Nous sommes en novembre 2023, et je viens de réaliser quelque chose. La quantité de gens qui aujourd’hui encore lisent « sioniste » et comprennent « juif » est impressionnante. Sans déconner, au début, je croyais que c’était juste de la mauvaise foi classique. Mais non. Leur inculture politique te submerge comme une vague traîtresse. Ils pensent que ce vocabulaire n’est qu’un langage codé. Tu m’étonnes qu’ils s’énervent. Et toi, dans ton pédalo à voguer sur les réseaux sociaux, tu ripostes avec ton ironie habituelle, en pensant avoir affaire à un concombre masqué, ce qui en retour est interprété comme du cynisme. Doux Jésus.
Tu réalises qu’ils ne suivent pas l’actualité dans cette région, ne consultent jamais les médias respectifs des acteurs principaux. Ils comptent sur les médias institutionnels et semblent s’en contenter.
Le résultat est leur vision qu’entre deux « pics » d’actualité, il ne règne qu’un calme plat troublé de temps en temps par quelques vaguelettes. Untel est mort, tué par une balle venue d’on ne sait où. Une explosion mystérieuse, provoquée par on ne sait quoi, fait des victimes. Quelque part, une maison est rasée, faute de permis de construire (apparemment). Une colonie « s’installe », comme des explorateurs d’un monde nouveau monteraient un campement dans un coin de jungle débroussaillée, à la tombée de la nuit. Des pétards géants décrits comme des missiles balistiques s’abattent en semant la terreur, interrompant les séances de manucure et provoquant la vision dantesque de silhouettes paniquées se ruant vers les abris et surmontées encore de bigoudis, oubliés dans l’urgence. Des barbus qui s’agitent. Des propres sur soi qui nous expliquent la situation dans un français ou un anglais parfait. Une confrontation entre un camp qui conteste et un autre qui insiste. Le mot « apartheid » défile en bas de l’écran sans provoquer de persistance rétinienne. Bref, « c’est compliqué ».

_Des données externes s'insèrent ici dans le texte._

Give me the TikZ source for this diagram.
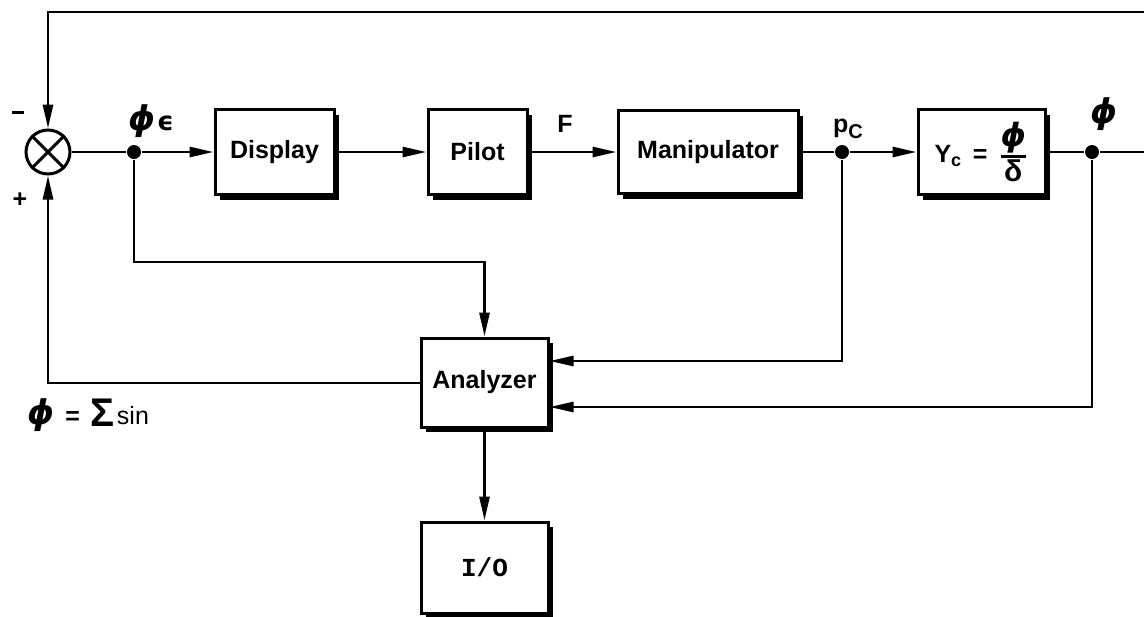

Puis vient un moment de vérité. « Un« , pas « Le« , car il y en a eu déjà d’autres, mais vite oubliés. Mais les fissures sont là, béantes dans les rues de Gaza, à peine perceptibles dans les médias et encore invisibles chez notre infâme « classe dirigeante ». Chez ces derniers, pas encore de panique, mais une certaine préoccupation que les murs de leur construction narrative suivent l’exemple de ceux de Gaza.
Alors, tu m’étonnes qu’ils s’énervent.